• [DATA BLOCK]:
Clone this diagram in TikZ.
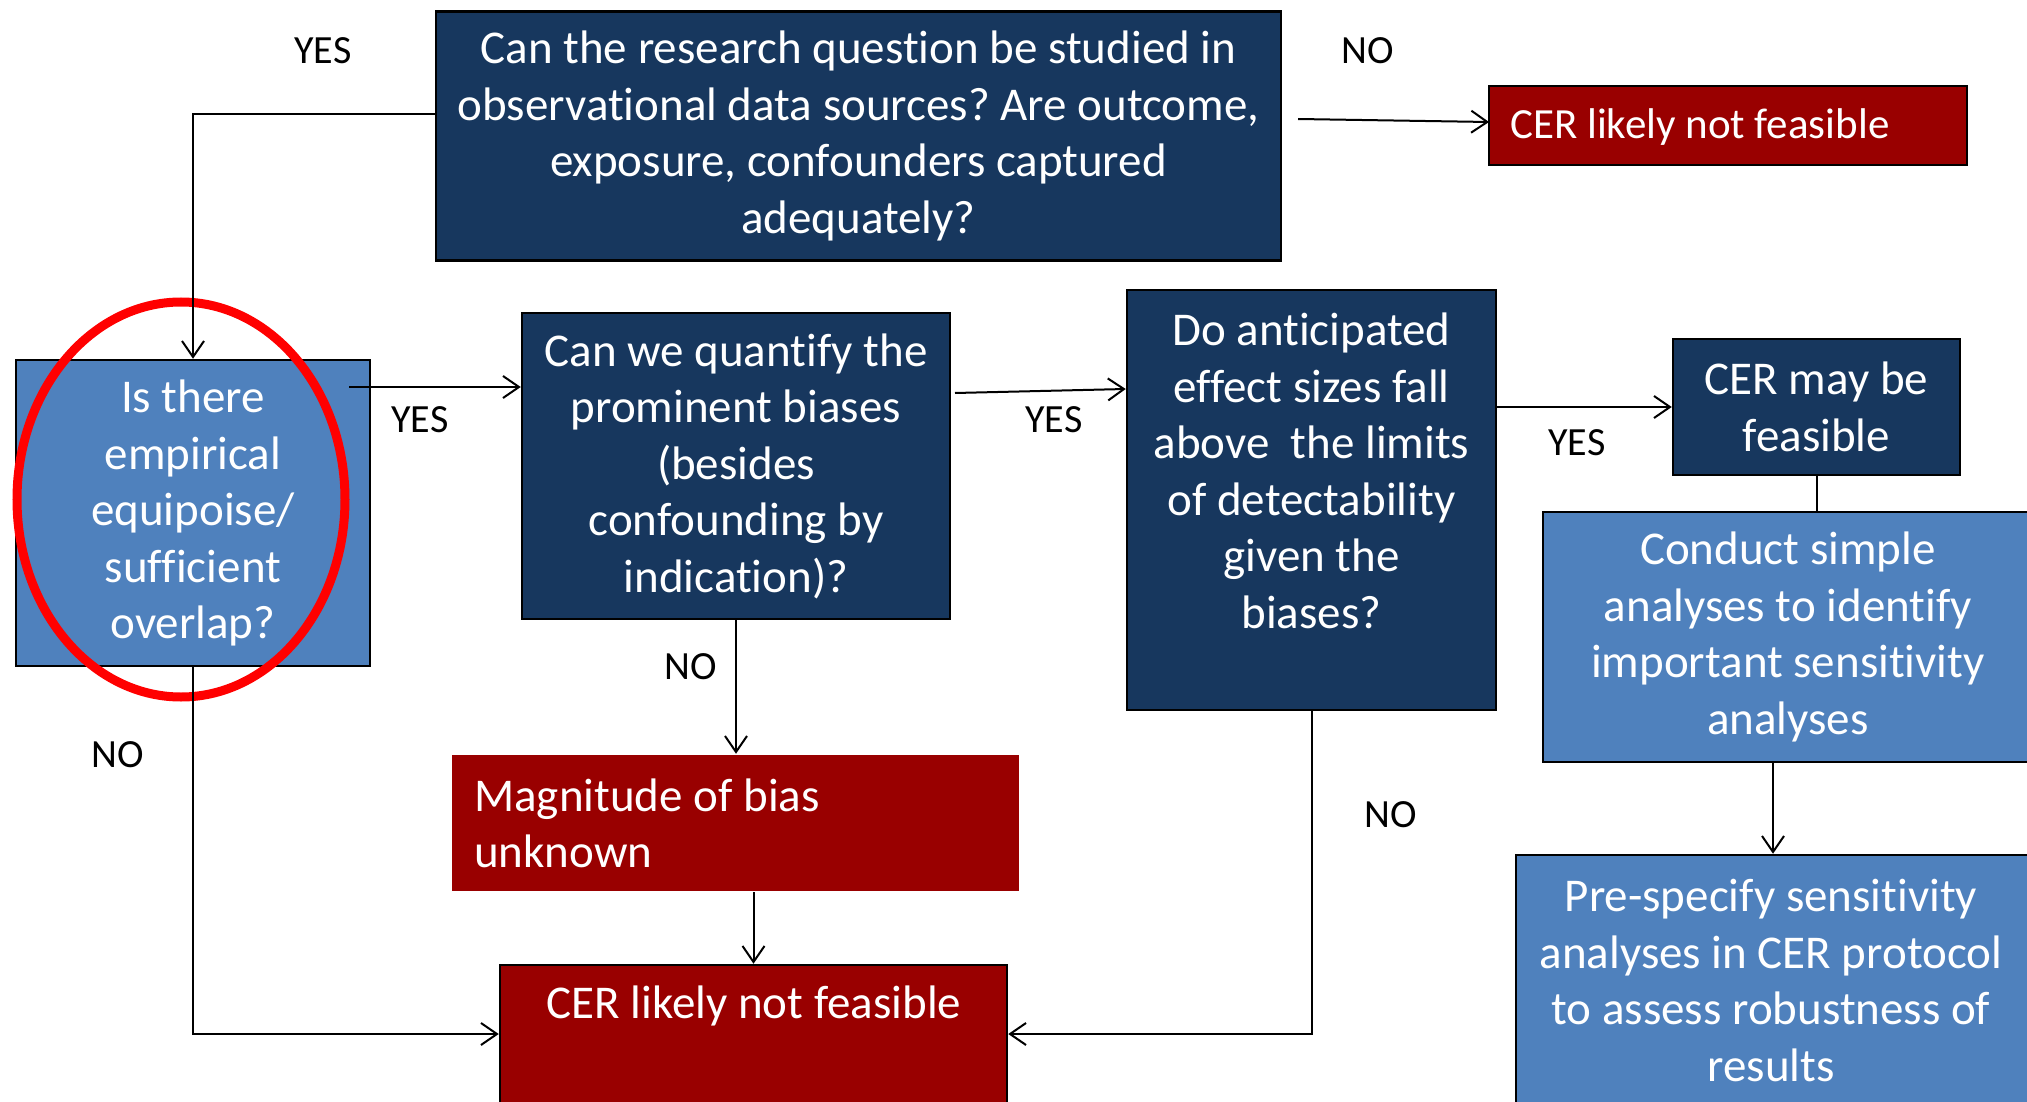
\documentclass[tikz,border=0pt]{standalone}
\usepackage{fontspec}
\setmainfont{Carlito}[Ligatures={NoCommon}]
\usetikzlibrary{arrows.meta,shapes.geometric}
\definecolor{navy}{HTML}{17375E}
\definecolor{lblue}{HTML}{4F81BD}
\definecolor{dred}{HTML}{990000}
\frenchspacing
\begin{document}
\begin{tikzpicture}[x=1pt,y=-1pt,
  box/.style={draw=black, line width=2.5pt, inner sep=0pt, text=white, align=center, font=\fontsize{47}{56.5}\selectfont},
  txt/.style={text=white, inner sep=0pt, font=\fontsize{47}{56.5}\selectfont},
  lab/.style={text=black, inner sep=0pt, font=\fontsize{40}{48}\selectfont},
  conn/.style={draw=black, line width=2pt},
  arr/.style={conn, -{Straight Barb[length=16pt,width=22pt]}}]
\useasboundingbox (0,0) rectangle (2027,1102);
\fill[white] (0,0) rectangle (2027,1102);
\clip (0,0) rectangle (2027,1102);

% boxes
\node[box, fill=navy, minimum width=845pt, minimum height=249pt] (Q1) at (858.5,136)
  {Can the research question be studied in\\observational data sources? Are outcome,\\exposure, confounders captured\\adequately?};
\node[box, fill=dred, minimum width=478pt, minimum height=79pt] (R1) at (1728,125.5) {};
\node[txt, anchor=west, font=\fontsize{43}{50}\selectfont] (R1t) at (1510,127) {CER likely not feasible};

\node[box, fill=lblue, minimum width=354pt, minimum height=306pt] (B1) at (193,513)
  {Is there\\empirical\\equipoise/\\sufficient\\overlap?};
\node[box, fill=navy, minimum width=428pt, minimum height=306pt] (Q2) at (736,466)
  {Can we quantify the\\prominent biases\\(besides\\confounding by\\indication)?};
\node[box, fill=navy, minimum width=369pt, minimum height=420pt] (Q3) at (1311.5,500) {};
\node[txt, align=center] (Q3t) at (1311.5,471)
  {Do anticipated\\effect sizes fall\\above\ \ the limits\\of detectability\\given the\\biases?};
\node[box, fill=navy, minimum width=287pt, minimum height=136pt] (may) at (1816.5,407)
  {CER may be\\feasible};
\node[box, fill=lblue, minimum width=490pt, minimum height=250pt] (cond) at (1788,637)
  {Conduct simple\\analyses to identify\\important sensitivity\\analyses};
\node[box, fill=lblue, minimum width=514pt, minimum height=260pt] (pre) at (1773,985) {};
\node[txt, align=center] (pret) at (1771,980.5)
  {Pre-specify sensitivity\\analyses in CER protocol\\to assess robustness of\\results};
\node[box, draw=none, fill=dred, minimum width=567pt, minimum height=136pt] (mag) at (735.5,823) {};
\node[txt, align=left, anchor=west] (magt) at (474,823.5) {Magnitude of bias\\unknown};
\node[box, fill=dred, minimum width=507pt, minimum height=150pt] (cer2) at (753.5,1040) {};
\node[txt] (cer2t) at (754,1006) {CER likely not feasible};

% highlight ellipse
\node[ellipse, draw=red, line width=9pt, minimum width=328pt, minimum height=395pt, inner sep=0pt] (hl) at (181,499.5) {};

% coordinates
\coordinate (c1) at (193,114);
\coordinate (q1out) at (1298,119);
\coordinate (r1in) at (1489,122);
\coordinate (b1out) at (349,387);
\coordinate (q2out) at (955,393);
\coordinate (lowy) at (0,1034);

% connectors
\draw[arr] (Q1.west |- c1) -| (B1.north);
\draw[arr] (q1out) -- (r1in);
\draw[arr] (b1out) -- (Q2.west |- b1out);
\draw[arr] (q2out) -- ([yshift=4pt]Q3.west |- q2out);
\draw[arr] (Q3.east |- may.west) -- (may.west);
\draw[conn] (may.south) -- (may.south |- cond.north);
\draw[arr] (pre.north |- cond.south) -- (pre.north);
\draw[arr] (Q2.south) -- (Q2.south |- mag.north);
\draw[arr] (cer2.north |- mag.south) -- (cer2.north);
\draw[arr] (Q3.south) |- (cer2.east |- lowy);
\draw[arr] (B1.south) |- (cer2.west |- lowy);

% labels
\node[lab] (y1) at (323,51) {YES};
\node[lab] (n1) at (1368,51) {NO};
\node[lab] (y2) at (420,420) {YES};
\node[lab] (y3) at (1054,420) {YES};
\node[lab] (y4) at (1577,443) {YES};
\node[lab] (n2) at (691,667) {NO};
\node[lab] (n3) at (118,755) {NO};
\node[lab] (n4) at (1391,815) {NO};
\end{tikzpicture}
\end{document}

• [WRITTEN TASK]: Leave the pictures out, and print every line of the listing exactly as written.

• [TASK SOLUTION]:
Clone this diagram in TikZ.
\documentclass[tikz,border=0pt]{standalone}
\usepackage{fontspec}
\setmainfont{Carlito}[Ligatures={NoCommon}]
\usetikzlibrary{arrows.meta,shapes.geometric}
\definecolor{navy}{HTML}{17375E}
\definecolor{lblue}{HTML}{4F81BD}
\definecolor{dred}{HTML}{990000}
\frenchspacing
\begin{document}
\begin{tikzpicture}[x=1pt,y=-1pt,
  box/.style={draw=black, line width=2.5pt, inner sep=0pt, text=white, align=center, font=\fontsize{47}{56.5}\selectfont},
  txt/.style={text=white, inner sep=0pt, font=\fontsize{47}{56.5}\selectfont},
  lab/.style={text=black, inner sep=0pt, font=\fontsize{40}{48}\selectfont},
  conn/.style={draw=black, line width=2pt},
  arr/.style={conn, -{Straight Barb[length=16pt,width=22pt]}}]
\useasboundingbox (0,0) rectangle (2027,1102);
\fill[white] (0,0) rectangle (2027,1102);
\clip (0,0) rectangle (2027,1102);

% boxes
\node[box, fill=navy, minimum width=845pt, minimum height=249pt] (Q1) at (858.5,136)
  {Can the research question be studied in\\observational data sources? Are outcome,\\exposure, confounders captured\\adequately?};
\node[box, fill=dred, minimum width=478pt, minimum height=79pt] (R1) at (1728,125.5) {};
\node[txt, anchor=west, font=\fontsize{43}{50}\selectfont] (R1t) at (1510,127) {CER likely not feasible};

\node[box, fill=lblue, minimum width=354pt, minimum height=306pt] (B1) at (193,513)
  {Is there\\empirical\\equipoise/\\sufficient\\overlap?};
\node[box, fill=navy, minimum width=428pt, minimum height=306pt] (Q2) at (736,466)
  {Can we quantify the\\prominent biases\\(besides\\confounding by\\indication)?};
\node[box, fill=navy, minimum width=369pt, minimum height=420pt] (Q3) at (1311.5,500) {};
\node[txt, align=center] (Q3t) at (1311.5,471)
  {Do anticipated\\effect sizes fall\\above\ \ the limits\\of detectability\\given the\\biases?};
\node[box, fill=navy, minimum width=287pt, minimum height=136pt] (may) at (1816.5,407)
  {CER may be\\feasible};
\node[box, fill=lblue, minimum width=490pt, minimum height=250pt] (cond) at (1788,637)
  {Conduct simple\\analyses to identify\\important sensitivity\\analyses};
\node[box, fill=lblue, minimum width=514pt, minimum height=260pt] (pre) at (1773,985) {};
\node[txt, align=center] (pret) at (1771,980.5)
  {Pre-specify sensitivity\\analyses in CER protocol\\to assess robustness of\\results};
\node[box, draw=none, fill=dred, minimum width=567pt, minimum height=136pt] (mag) at (735.5,823) {};
\node[txt, align=left, anchor=west] (magt) at (474,823.5) {Magnitude of bias\\unknown};
\node[box, fill=dred, minimum width=507pt, minimum height=150pt] (cer2) at (753.5,1040) {};
\node[txt] (cer2t) at (754,1006) {CER likely not feasible};

% highlight ellipse
\node[ellipse, draw=red, line width=9pt, minimum width=328pt, minimum height=395pt, inner sep=0pt] (hl) at (181,499.5) {};

% coordinates
\coordinate (c1) at (193,114);
\coordinate (q1out) at (1298,119);
\coordinate (r1in) at (1489,122);
\coordinate (b1out) at (349,387);
\coordinate (q2out) at (955,393);
\coordinate (lowy) at (0,1034);

% connectors
\draw[arr] (Q1.west |- c1) -| (B1.north);
\draw[arr] (q1out) -- (r1in);
\draw[arr] (b1out) -- (Q2.west |- b1out);
\draw[arr] (q2out) -- ([yshift=4pt]Q3.west |- q2out);
\draw[arr] (Q3.east |- may.west) -- (may.west);
\draw[conn] (may.south) -- (may.south |- cond.north);
\draw[arr] (pre.north |- cond.south) -- (pre.north);
\draw[arr] (Q2.south) -- (Q2.south |- mag.north);
\draw[arr] (cer2.north |- mag.south) -- (cer2.north);
\draw[arr] (Q3.south) |- (cer2.east |- lowy);
\draw[arr] (B1.south) |- (cer2.west |- lowy);

% labels
\node[lab] (y1) at (323,51) {YES};
\node[lab] (n1) at (1368,51) {NO};
\node[lab] (y2) at (420,420) {YES};
\node[lab] (y3) at (1054,420) {YES};
\node[lab] (y4) at (1577,443) {YES};
\node[lab] (n2) at (691,667) {NO};
\node[lab] (n3) at (118,755) {NO};
\node[lab] (n4) at (1391,815) {NO};
\end{tikzpicture}
\end{document}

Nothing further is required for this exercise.